Right-Hand-Drive 2026 Corvette Stingray, E-Ray and Z06 Go on Sale in the UK
Right-hand-drive versions of the 2026 Chevrolet Corvette have arrived in Britain, with the Stingray, E-Ray and Z06 all now available through the marque’s growing UK sales network. Every car carries a reworked interior for 2026 and a pair of fresh paint colours.
The update centres on the cabin rather than the mechanicals. Corvette has rebuilt the dashboard around a three-screen layout and added more physical switches, answering a common complaint about the previous car’s touch-heavy controls. The powertrains stay put, which keeps the focus squarely on how the 2026 models feel to sit in and use every day.
Three Cars, Three Characters
The line-up covers three distinct flavours of mid-engined sports car. The Stingray is the everyday V8, quick enough for a track day yet civil enough for a commute. The E-Ray teams that V8 with a hybrid front axle, adding all-wheel drive and all-season traction that make it the car to run through a British winter. The Z06 is the hardcore option, built around a high-revving flat-plane-crank engine and aimed squarely at circuit work.
Offering all three together is the real story for British drivers. Right-hand-drive Corvettes have been scarce for decades, often reaching the UK only through specialist converters at considerable cost. A proper factory network selling the Stingray, E-Ray and Z06 side by side gives enthusiasts a genuine V8 alternative to the usual German and Italian coupes, and it does so with the steering wheel on the correct side for our roads.
A New Three-Screen Cockpit
The 2026 cabin runs three displays. A 12.7-inch central touchscreen handles the main functions, a 14-inch driver display sits behind the wheel, and a new 6.6-inch auxiliary screen gives the driver a configurable readout for trip data, g-force figures or Launch Control status. Corvette says the layout sharpens the graphics and adds functions over the outgoing car, with cleaner animations for the Tour, Sport and Track drive modes.

Two new exterior colours join the range, Roswell Green Metallic and Blade Silver Metallic, alongside a wider set of interior finishes and materials so owners can match the cabin to road or track use. A wireless charging pad, redesigned cupholders with hand-wrapped inserts, ambient lighting and the Corvette crossed-flags motif fill out the centre console. Front passengers gain a grab handle and a USB-C port of their own, a small change that makes the mid-engined cockpit feel less driver-only than before.
More Buttons and a New PTM Pro Mode
Corvette has brought back physical controls where the old car buried them in menus. The Drive Mode Selector is now a switch positioned in line with the gear selector, and dedicated buttons control the Performance Traction Management system. A new PTM Pro mode shuts off stability and traction control while keeping the anti-lock brakes and, on the E-Ray, certain front-axle controls, handing confident drivers more freedom on track without losing the safety net of ABS.

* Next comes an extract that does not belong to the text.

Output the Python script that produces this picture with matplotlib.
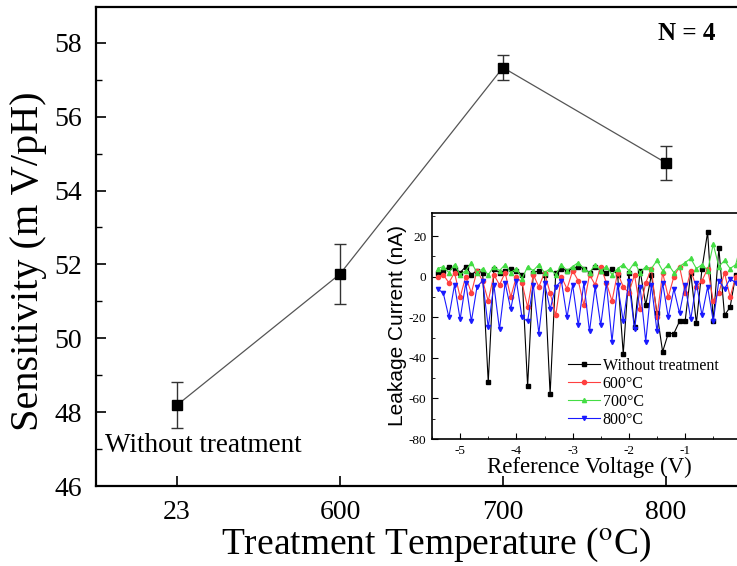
import numpy as np
import matplotlib
matplotlib.use('Agg')
import matplotlib.pyplot as plt

plt.rcParams['font.family'] = 'Liberation Serif'
plt.rcParams['mathtext.fontset'] = 'stix'
plt.rcParams['axes.unicode_minus'] = False

# main plot data
temps = ['23', '600', '700', '800']
sens = [48.19, 51.74, 57.33, 54.75]
sens_err = [0.62, 0.8, 0.35, 0.46]

# inset data: leakage current (nA) vs reference voltage (V)
voltage = np.round(np.arange(-5.4, 0.05, 0.1), 2)
leak_none = [2, 3, 5, 4, 2, 5, 1, 3, 2, -52, 4,
             2, 3, 4, 3, 1, -54, 2, 3, 1, -58,
             2, 4, 3, 4, 5, 4, 2, 5, 3, 2,
             4, 1, -38, 2, -25, 3, -14, 1, -18, -37,
             -28, -28, -22, -22, 2, -23, 4, 22, -22, 14,
             -19, -15, 1, 2]
leak_600 = [0, 1, -3, 2, -10, 0, -8, 3, -2, -12, 1,
            -4, 2, -10, 0, -3, -15, 1, -5, 2, -8,
            -19, 0, -6, 3, -2, -14, 1, -4, 5, -3,
            -12, 2, -5, -8, 1, -16, -3, 4, -20, 2,
            -10, 0, 5, -8, 3, -5, -2, 4, -12, -8,
            2, -10, 0, -7]
leak_700 = [4, 5, 2, 6, 1, 3, 7, 2, 4, 1, 5,
            3, 6, 2, 4, -1, 5, 3, 6, 2, 4,
            1, 6, 3, 5, 7, 4, 2, 6, 3, 5,
            1, 4, 6, 3, 7, 2, 5, 4, 8, 3,
            6, 2, 5, 7, 9, 4, 6, 3, 16, 5,
            8, 4, 6, 17]
leak_800 = [-6, -8, -20, -4, -21, -3, -22, -5, -2, -25, -4,
            -26, -3, -16, -2, -20, -22, -4, -28, -3, -16,
            -5, -2, -20, -4, -24, -3, -27, -5, -24, -3,
            -32, -4, -22, -2, -26, -5, -32, -4, -27, -3,
            -20, -6, -18, -4, -21, -3, -19, -5, -22, -2,
            -6, -1, -3, 1]

fig = plt.figure(figsize=(7.37, 5.66), dpi=100)
W, H = 737, 566

ax = fig.add_axes([96/W, (H-486)/H, 641/W, 479/H])
x = np.arange(len(temps))
ax.errorbar(x, sens, yerr=sens_err, color='#555555', lw=0.9, marker='s', ms=7,
            mfc='black', mec='black', ecolor='#333333', elinewidth=1, capsize=4, capthick=1)
ax.set_xlim(-0.497, 3.436)
ax.set_ylim(46, 58.97)
ax.set_xticks(x)
ax.set_xticklabels(temps)
ax.set_yticks([46, 48, 50, 52, 54, 56, 58])
ax.set_yticks([47, 49, 51, 53, 55, 57], minor=True)
ax.tick_params(direction='in', labelsize=20, length=7, width=1.2, pad=10)
ax.tick_params(which='minor', direction='in', length=4, width=1)
ax.tick_params(axis='x', pad=10)
ax.spines['right'].set_visible(False)
for s in ['left', 'top', 'bottom']:
    ax.spines[s].set_linewidth(1.6)
ax.set_ylabel('Sensitivity (m V/pH)', fontsize=29)
ax.yaxis.set_label_coords(-0.076, 0.47)
ax.set_xlabel(r'Treatment Temperature ($^{\mathrm{o}}$C)', fontsize=27)
ax.xaxis.set_label_coords(0.53, -0.084)
ax.text(9/641, (486-452)/479, 'Without treatment', transform=ax.transAxes, fontsize=19.5,
        va='baseline')
ax.text((687-96)/641, (486-33)/479, 'N = 4', transform=ax.transAxes, fontsize=18,
        fontweight='bold', ha='center', va='center')

# inset
ins = fig.add_axes([432/W, (H-439)/H, 315/W, 226/H])
ins.plot(voltage, leak_none, '-s', color='black', lw=0.8, ms=3, label='Without treatment')
ins.plot(voltage, leak_600, '-o', color='#ff4040', lw=0.8, ms=3, label='600°C')
ins.plot(voltage, leak_700, '-^', color='#44dd44', lw=0.8, ms=3, label='700°C')
ins.plot(voltage, leak_800, '-v', color='#1a1aff', lw=0.8, ms=3, label='800°C')
ins.set_xlim(-5.5, 0.1)
ins.set_ylim(-80, 31.4)
ins.set_xticks([-5, -4, -3, -2, -1, 0])
ins.set_xticks([-5.5, -4.5, -3.5, -2.5, -1.5, -0.5], minor=True)
ins.set_yticks([-80, -60, -40, -20, 0, 20])
ins.set_yticks([-70, -50, -30, -10, 10, 30], minor=True)
ins.tick_params(direction='in', labelsize=9.5, length=4, width=0.8, pad=4)
ins.tick_params(which='minor', direction='in', length=2, width=0.6)
for s in ins.spines.values():
    s.set_linewidth(1.2)
ins.set_ylabel('Leakage Current (nA)', fontsize=15, family='Liberation Sans', labelpad=1)
ins.set_xlabel('Reference Voltage (V)', fontsize=16.5, labelpad=0)
ins.legend(loc='lower left', bbox_to_anchor=(0.395, 0.0), frameon=False, fontsize=11.5,
           handlelength=2, handletextpad=0.2, labelspacing=0.12, borderpad=0.2)

fig.savefig('out.png', dpi=100)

The E-Ray’s Charge+ button, which tops up the battery faster or holds charge for track sessions, has moved to the steering wheel where it is easier to reach at speed. Heating and ventilation controls now sit below the central screen, and voice control covers route guidance, calls, cabin temperature and audio. E-Ray drivers can also follow live power and torque flow through a dedicated performance app, a useful tool for anyone learning how the hybrid system feeds drive to the front wheels.
The Hardware Stays Familiar
Chevrolet has left the mechanical package alone for 2026, so the mid-engined layout that reset expectations for the Corvette carries over intact. The Stingray keeps its naturally aspirated V8 mounted behind the seats, the E-Ray blends that engine with an electric front axle for four-driven-wheel launches, and the Z06 stays the most focused of the trio with its motorsport-derived engine and wider track. Buyers choosing between them are really picking a character rather than a trim walk.
That split counts for a lot in the UK, where road conditions and weather reward the E-Ray’s extra traction, while dedicated track drivers will gravitate to the Z06. The Stingray remains the value entry point and the easiest to live with day to day. All three now share the same modernised cabin, so the choice comes down to how and where each car will be driven rather than which one gets the better technology.
What It Means for UK Buyers
Chevrolet has not confirmed 2026 UK pricing at launch, so buyers will need to check with the UK sales network for on-the-road figures and delivery timings. What is clear is that the interior overhaul tackles the biggest weak spot of the previous car, and the return of hard switches for the driving modes and traction settings should suit the way people actually use a Corvette on a British B-road or a circuit. For anyone who has watched the mid-engined Corvette from afar and wished for a factory right-hooker, the 2026 cars finally answer the call.